EU regulators have blocked the tie-up of exchange operators Deutsche Boerse and NYSE Euronext to stop them taking a stranglehold on the European futures market.
Deutsche Boerse and NYSE Euronext, which unveiled the $7.4-billion (U.S.) plan to create the world’s biggest stock exchange as long ago as February last year, said they would unwind the deal, the sector’s fourth failed tie-up attempt in a year.
The European Commission consulted more than 700 market participants and stakeholders during its assessment and said in a 459-page document on Wednesday that the combined entity would make it hard for new players to compete.
“The merger between Deutsche Boerse and NYSE Euronext would have led to a near-monopoly in European financial derivatives worldwide,” EU Competition Commissioner Joaquin Almunia said in a statement.
“These markets are at the heart of the financial system, and it is crucial for the whole European economy that they remain competitive. We tried to find a solution, but the remedies offered fell far short of resolving the concerns.”
Deutsche Boerse and NYSE Euronext had refused to sell either the German operator’s Eurex derivatives market operator or the U.S. company’s London-based futures exchange Liffe to address such concerns.
Analysts said the regulatory veto might put a temporary brake on the next wave of deals.
“The motivation to do deals is as relevant as ever, with exchanges needing to scale up and seek cost synergies, but the failed deals over the past year will make investors and companies more cautious,” said Richard Perrott, analyst at Berenberg Bank.
“Deutsche Boerse/NYSE Euronext was an unusual deal in that there were obvious competition concerns that wouldn’t exist with most other exchange combinations.”
NYSE Euronext Chief Executive Duncan Niederauer told CNBC he expected bolt-on acquisitions in the next wave of consolidation in the industry rather than mega-deals.
Clearing house LCH.Clearnet, now in takeover talks with the London Stock Exchange, and the London Metal Exchange could be on NYSE Euronext’s radar, said Peter Lenardos, analyst at RBC Capital Markets.
“Deutsche Boerse doesn’t need to do a deal, while I’d suggest it is no coincidence the NYSE Euronext CEO is refusing to comment on LCH and the LME, because these are the types of deals he should now be looking at,” he said.
Nasdaq OMX Group Inc Chief Executive Bob Greifeld said large deals are still feasible, but companies would need to take into account the regulator’s technical analysis.
“Now, when you look at this, any time you are trying to complete a merger where the number of competitors is low or the market share is high, your success will hinge on whether you can broaden the definition of the market,” he told a conference call after Nasdaq posted better-than-expected quarterly earnings.
NYSE Euronext said it would return $550-million to shareholders via a share repurchase program and seek to grow its derivatives business.
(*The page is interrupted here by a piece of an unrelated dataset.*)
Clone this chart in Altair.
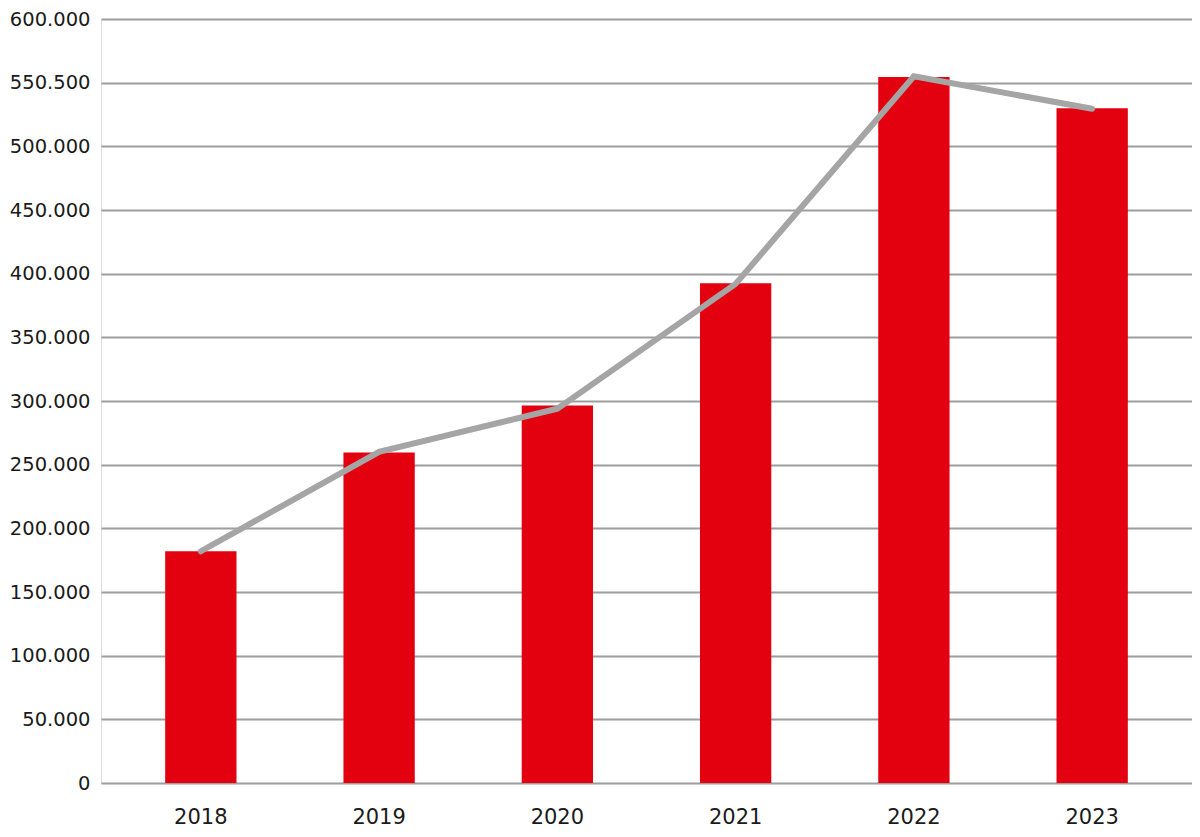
import altair as alt
import pandas as pd

years = ["2018", "2019", "2020", "2021", "2022", "2023"]
bar_values = [182000, 259500, 296500, 392500, 554500, 530000]
line_values = [182000, 260000, 294000, 392000, 555000, 529500]

y_tick_values = [0, 50000, 100000, 150000, 200000, 250000, 300000,
                 350000, 400000, 450000, 500000, 550000, 600000]
y_tick_labels = ["0", "50.000", "100.000", "150.000", "200.000", "250.000",
                 "300.000", "350.000", "400.000", "450.000", "500.000",
                 "550.500", "600.000"]

df = pd.DataFrame({"year": years, "bar": bar_values, "line": line_values})

label_expr = "''"
for v, lab in zip(reversed(y_tick_values), reversed(y_tick_labels)):
    label_expr = f"datum.value == {v} ? '{lab}' : ({label_expr})"

FONT = "DejaVu Sans"

x_axis = alt.Axis(
    title=None, labelAngle=0, ticks=False, domain=False, grid=False,
    domainWidth=0, gridWidth=0,
    labelFont=FONT, labelFontSize=21, labelColor="#1a1a1a",
    labelPadding=40, labelBaseline="alphabetic",
)
y_axis = alt.Axis(
    title=None, values=y_tick_values, labelExpr=label_expr,
    ticks=False, tickSize=0, domain=False, domainWidth=0, grid=True,
    gridColor="#9d9d9d", gridWidth=2,
    labelFont=FONT, labelFontSize=19.5, labelColor="#1a1a1a",
    labelPadding=11,
)

x_scale = alt.Scale(paddingInner=0.6, paddingOuter=0.36)
y_scale = alt.Scale(domain=[0, 600000], nice=False)

bars = alt.Chart(df).mark_bar(color="#e3000f", strokeWidth=0).encode(
    x=alt.X("year:N", sort=years, scale=x_scale, axis=x_axis),
    y=alt.Y("bar:Q", scale=y_scale, axis=y_axis),
)

line = alt.Chart(df).mark_line(
    color="#a5a5a5", strokeWidth=6, strokeCap="round", strokeJoin="miter"
).encode(
    x=alt.X("year:N", sort=years, scale=x_scale, axis=x_axis),
    y=alt.Y("line:Q", scale=y_scale, axis=y_axis),
)

chart = alt.layer(bars, line).properties(
    width=1091,
    height=764,
    autosize=alt.AutoSizeParams(type="none"),
    padding={"left": 93, "top": 11, "right": 0, "bottom": 46},
).configure_view(strokeWidth=0, stroke="transparent").configure_axis(
    domain=False, domainWidth=0
).configure(background="white")

chart.save("out.html", embed_options={"renderer": "svg", "actions": False})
“We will also take advantage of our financial strength to capture opportunities for growth in derivatives, and through our new initiatives, including technology services, NYSE Liffe US/NYPC and post-trade services,” CEO Niederauer said.
Deutsche Boerse shares were up 0.8 percent in afternoon trade, while German blue-chips were up 2 per cent.
NYSE Euronext shares were also up 0.8 per cent in New York.
U.S. regulators had approved the merger in December last year on condition the exchanges sell a minor asset.
In the past year the sector has seen three other large deals fail.
Nasdaq and IntercontinentalExchange Inc’s bid for NYSE Euronext was rejected by the U.S. Department of Justice, London Stock Exchange’s takeover of TMX Group was rejected by shareholders of the Toronto Stock Exchange operator, and Singapore Exchange Ltd’s bid for Australia’s ASX Ltd. was stopped by the Australian government.